Die Hamburger Südsee-Expedition

Sachbuch von Hans Fischer
Cover: Die Hamburger Südsee-Expedition Hans Fischer, einer der bedeutendsten deutschen Ethnologen, dokumentierte in diesem erstmals 1981 erschienenen Buch eine für die Interessen des deutschen Kolonialismus besonders aufschlussreiche »völkerkundliche« Unternehmung:
Anhand der von 1908 bis 1910 von Hamburger Kaufleuten und dem Senat der Hansestadt ausgerichteten Südsee-Expedition zeigt sich anschaulich, wie Wirtschaftsinteressen, Kolonialpolitik und Rassismus eine auch von
ehrlichen Forschungsinteressen getragene Unternehmung beeinflussten und ihr eine historische Besonderheit
verliehen.

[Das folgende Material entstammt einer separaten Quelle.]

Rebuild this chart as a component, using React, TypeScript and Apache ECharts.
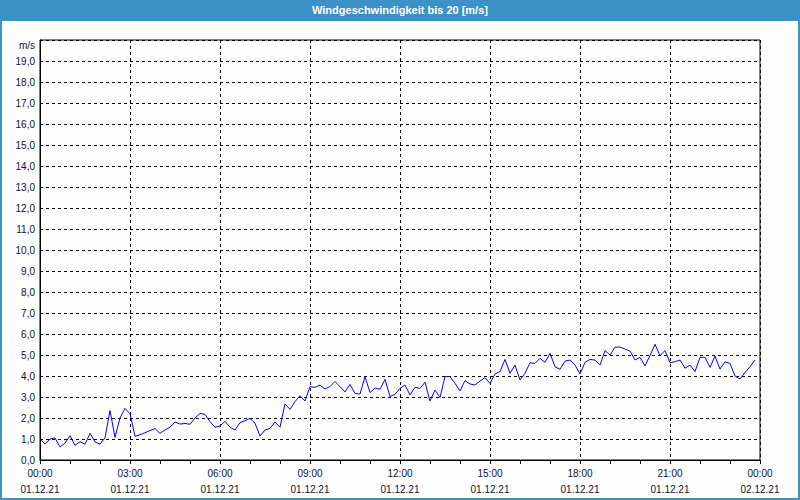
import React, { useEffect, useRef } from "react";
import * as echarts from "echarts";

const titleText = "Windgeschwindigkeit bis 20 [m/s]";
const unitLabel = "m/s";
const timeLabels = ["00:00", "03:00", "06:00", "09:00", "12:00", "15:00", "18:00", "21:00", "00:00"];
const dateLabels = ["01.12.21", "01.12.21", "01.12.21", "01.12.21", "01.12.21", "01.12.21", "01.12.21", "01.12.21", "02.12.21"];

// 10-minute samples from 01.12.21 00:00 (index 0) to 02.12.21 00:00 (index 144)
const windSpeed: (number | null)[] = [
  1.0, 0.76, 1.0, 1.05, 0.62, 0.8, 1.16, 0.7, 0.87, 0.75, 1.27, 0.86,
  0.75, 1.06, 2.35, 1.08, 2.0, 2.46, 2.2, 1.13, 1.2, 1.3, 1.4, 1.5,
  1.27, 1.43, 1.56, 1.81, 1.71, 1.74, 1.7, 2.0, 2.22, 2.17, 1.83, 1.56,
  1.62, 1.84, 1.56, 1.43, 1.78, 1.87, 1.98, 1.75, 1.14, 1.43, 1.51, 1.81,
  1.56, 2.67, 2.41, 2.78, 3.06, 2.81, 3.49, 3.46, 3.57, 3.38, 3.5, 3.74,
  3.49, 3.24, 3.6, 3.17, 3.14, 3.97, 3.21, 3.43, 3.37, 3.84, 3.02, 3.13,
  3.41, 3.57, 3.1, 3.46, 3.41, 3.7, 2.81, 3.33, 2.98, 3.97, 3.97, 3.65,
  3.29, 3.78, 3.62, 3.57, 3.76, 3.92, 3.65, 4.1, 4.21, 4.79, 4.13, 4.52,
  3.81, 4.13, 4.63, 4.6, 4.84, 4.65, 5.08, 4.44, 4.32, 4.71, 4.76, 4.52,
  4.1, 4.65, 4.79, 4.76, 4.52, 5.21, 5.0, 5.37, 5.38, 5.28, 5.19, 4.76,
  4.89, 4.48, 4.97, 5.51, 4.97, 5.21, 4.63, 4.68, 4.76, 4.37, 4.52, 4.21,
  4.89, 4.89, 4.41, 4.95, 4.33, 4.68, 4.6, 4.0, 3.86, 4.16, 4.44, 4.76,
  null,
];

const FONT = "Liberation Sans";

export default function App() {
  const ref = useRef<HTMLDivElement>(null);
  useEffect(() => {
    if (!ref.current) return;
    const chart = echarts.init(ref.current, undefined, { renderer: "svg" });
    const categories = windSpeed.map((_, i) => {
      const m = (i * 10) % 1440;
      const hh = String(Math.floor(m / 60)).padStart(2, "0");
      const mm = String(m % 60).padStart(2, "0");
      return `${i}-${hh}:${mm}`;
    });
    chart.setOption({
      animation: false,
      backgroundColor: "#fdfefd",
      grid: {
        left: 40,
        right: 40,
        top: 40,
        bottom: 40,
        show: true,
        borderColor: "#000",
        borderWidth: 1,
        backgroundColor: "transparent",
      },
      xAxis: {
        type: "category",
        data: categories,
        boundaryGap: false,
        axisLine: { lineStyle: { color: "#000", width: 1 } },
        axisTick: { show: true, interval: 5, length: 4, lineStyle: { color: "#000" } },
        axisLabel: {
          interval: 17,
          margin: 5,
          fontFamily: FONT,
          fontSize: 10,
          lineHeight: 16,
          color: "#111133",
          formatter: (_v: string, idx: number) =>
            idx % 18 === 0 ? `${timeLabels[idx / 18]}\n${dateLabels[idx / 18]}` : "",
        },
        splitLine: {
          show: true,
          interval: 17,
          lineStyle: { color: "#000", type: [3, 3], width: 1 },
        },
      },
      yAxis: {
        type: "value",
        min: 0,
        max: 20,
        interval: 1,
        axisLine: { show: true, lineStyle: { color: "#000", width: 1 } },
        axisTick: { show: false },
        axisLabel: {
          margin: 5,
          fontFamily: FONT,
          fontSize: 10,
          color: "#111133",
          formatter: (v: number) => (v >= 20 ? "" : v.toFixed(1).replace(".", ",")),
        },
        splitLine: { show: true, lineStyle: { color: "#000", type: [3, 3], width: 1 } },
      },
      series: [
        {
          type: "line",
          data: windSpeed,
          connectNulls: true,
          showSymbol: false,
          symbol: "none",
          lineStyle: { color: "#0000ff", width: 1 },
          z: 5,
        },
      ],
      graphic: [
        { type: "rect", shape: { x: 0, y: 0, width: 800, height: 21 }, style: { fill: "#3c91c8" }, z: 100 },
        {
          type: "rect",
          shape: { x: 1, y: 1, width: 798, height: 498 },
          style: { fill: "none", stroke: "#3c91c8", lineWidth: 2 },
          z: 100,
        },
        {
          type: "text",
          x: 400,
          y: 10,
          style: {
            text: titleText,
            fill: "#ffffff",
            font: `bold 11px "${FONT}"`,
            textAlign: "center",
            textVerticalAlign: "middle",
          },
          z: 101,
        },
        {
          type: "text",
          x: 35,
          y: 45,
          style: {
            text: unitLabel,
            fill: "#111133",
            font: `10px "${FONT}"`,
            textAlign: "right",
            textVerticalAlign: "middle",
          },
          z: 101,
        },
      ],
    });
    return () => chart.dispose();
  }, []);
  return <div ref={ref} style={{ position: "fixed", left: 0, top: 0, width: 800, height: 500 }} />;
}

Heute, angesichts der Debatten über das, was in europäische Museen gehört oder als Raubgut zurückgegeben werden soll – nicht zuletzt auch angesichts der Diskussionen um die Präsenz des polynesischen Prachtboots, der ethnologischen Ikone im Berliner Humboldt Forum –, ist dieser Bericht aus der kolonialistischen Praxis von großer Aktualität.